--- Provided records ---
>>>

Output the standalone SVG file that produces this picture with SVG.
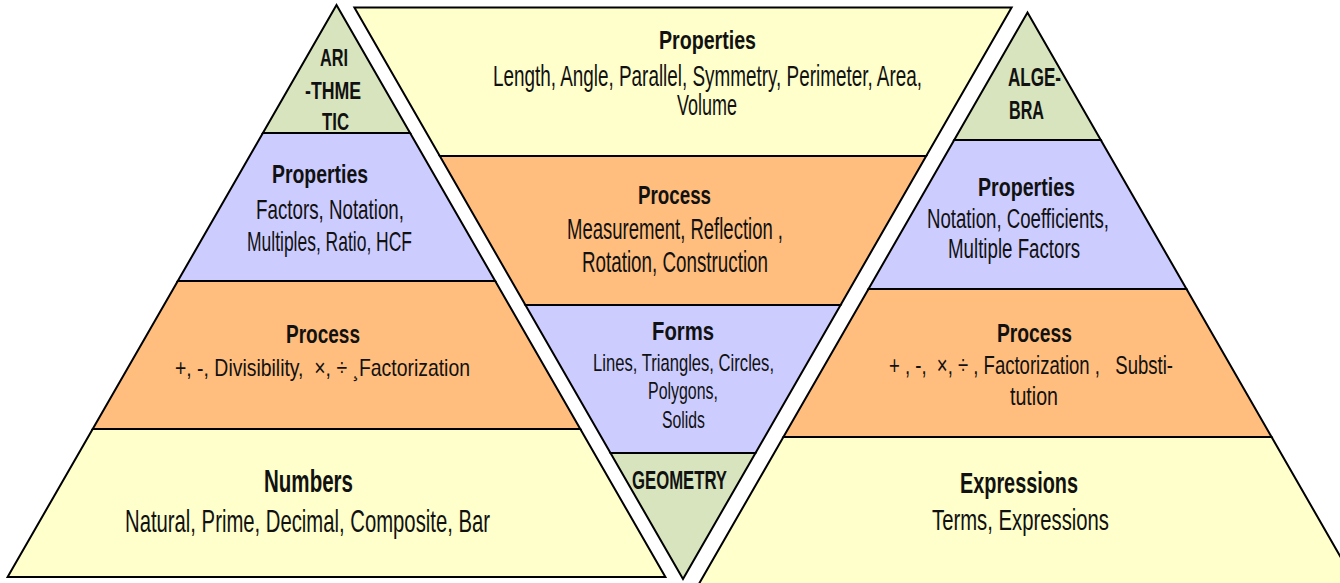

<<<
>>>

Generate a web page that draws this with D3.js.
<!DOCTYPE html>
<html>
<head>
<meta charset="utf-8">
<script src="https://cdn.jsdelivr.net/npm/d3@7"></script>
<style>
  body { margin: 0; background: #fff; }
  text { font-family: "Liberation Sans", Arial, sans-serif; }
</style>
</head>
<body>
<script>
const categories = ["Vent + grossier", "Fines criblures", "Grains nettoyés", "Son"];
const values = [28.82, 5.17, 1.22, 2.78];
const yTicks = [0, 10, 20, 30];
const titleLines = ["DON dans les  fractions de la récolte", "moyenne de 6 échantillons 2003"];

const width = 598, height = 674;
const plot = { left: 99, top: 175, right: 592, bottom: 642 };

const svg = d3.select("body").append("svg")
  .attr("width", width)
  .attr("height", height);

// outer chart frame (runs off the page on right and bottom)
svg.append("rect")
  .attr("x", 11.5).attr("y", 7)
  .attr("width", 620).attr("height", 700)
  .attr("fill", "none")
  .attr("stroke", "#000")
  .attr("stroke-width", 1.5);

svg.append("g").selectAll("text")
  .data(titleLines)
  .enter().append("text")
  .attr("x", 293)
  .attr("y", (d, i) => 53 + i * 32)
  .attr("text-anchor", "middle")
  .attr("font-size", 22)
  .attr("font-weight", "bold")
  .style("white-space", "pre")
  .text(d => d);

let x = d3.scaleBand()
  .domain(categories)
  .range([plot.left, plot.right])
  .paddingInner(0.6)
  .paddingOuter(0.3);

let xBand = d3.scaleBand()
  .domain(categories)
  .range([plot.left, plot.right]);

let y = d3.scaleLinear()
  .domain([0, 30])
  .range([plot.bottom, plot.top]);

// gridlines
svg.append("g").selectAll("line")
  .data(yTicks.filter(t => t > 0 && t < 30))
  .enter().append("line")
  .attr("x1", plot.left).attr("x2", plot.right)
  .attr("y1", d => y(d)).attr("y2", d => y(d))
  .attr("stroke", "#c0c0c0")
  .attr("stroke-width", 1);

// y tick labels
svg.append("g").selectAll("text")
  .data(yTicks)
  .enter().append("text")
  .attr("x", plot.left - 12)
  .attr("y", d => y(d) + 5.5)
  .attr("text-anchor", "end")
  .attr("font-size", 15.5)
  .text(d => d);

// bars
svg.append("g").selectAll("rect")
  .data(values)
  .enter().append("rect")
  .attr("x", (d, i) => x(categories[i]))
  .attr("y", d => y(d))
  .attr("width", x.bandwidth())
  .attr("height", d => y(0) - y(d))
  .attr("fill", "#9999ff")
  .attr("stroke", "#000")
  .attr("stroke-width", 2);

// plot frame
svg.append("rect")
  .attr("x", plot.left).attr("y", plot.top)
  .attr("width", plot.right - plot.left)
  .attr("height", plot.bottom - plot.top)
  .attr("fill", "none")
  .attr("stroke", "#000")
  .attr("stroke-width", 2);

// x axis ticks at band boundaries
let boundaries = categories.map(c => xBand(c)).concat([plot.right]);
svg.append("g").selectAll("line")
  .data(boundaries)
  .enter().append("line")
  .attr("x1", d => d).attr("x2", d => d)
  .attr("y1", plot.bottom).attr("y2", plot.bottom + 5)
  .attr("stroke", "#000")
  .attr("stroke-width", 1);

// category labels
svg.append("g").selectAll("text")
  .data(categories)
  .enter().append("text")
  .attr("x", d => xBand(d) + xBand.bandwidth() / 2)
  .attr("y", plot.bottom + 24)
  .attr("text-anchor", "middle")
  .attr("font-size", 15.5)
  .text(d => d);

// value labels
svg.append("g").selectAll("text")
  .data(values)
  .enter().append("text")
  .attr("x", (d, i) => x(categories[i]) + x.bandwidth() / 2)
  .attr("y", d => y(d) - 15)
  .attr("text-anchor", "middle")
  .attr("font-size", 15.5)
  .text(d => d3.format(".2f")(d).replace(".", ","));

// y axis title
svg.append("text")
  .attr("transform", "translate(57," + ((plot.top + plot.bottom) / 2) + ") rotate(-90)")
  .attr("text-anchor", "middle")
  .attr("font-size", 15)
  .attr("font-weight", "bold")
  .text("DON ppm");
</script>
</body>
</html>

<<<

--- What to produce ---
From the line that contains "Generate a web" through the line that contains "592, bottom: 642", reproduce every line exactly, both end lines included.

--- Worked answer ---
Generate a web page that draws this with D3.js.
<!DOCTYPE html>
<html>
<head>
<meta charset="utf-8">
<script src="https://cdn.jsdelivr.net/npm/d3@7"></script>
<style>
  body { margin: 0; background: #fff; }
  text { font-family: "Liberation Sans", Arial, sans-serif; }
</style>
</head>
<body>
<script>
const categories = ["Vent + grossier", "Fines criblures", "Grains nettoyés", "Son"];
const values = [28.82, 5.17, 1.22, 2.78];
const yTicks = [0, 10, 20, 30];
const titleLines = ["DON dans les  fractions de la récolte", "moyenne de 6 échantillons 2003"];

const width = 598, height = 674;
const plot = { left: 99, top: 175, right: 592, bottom: 642 };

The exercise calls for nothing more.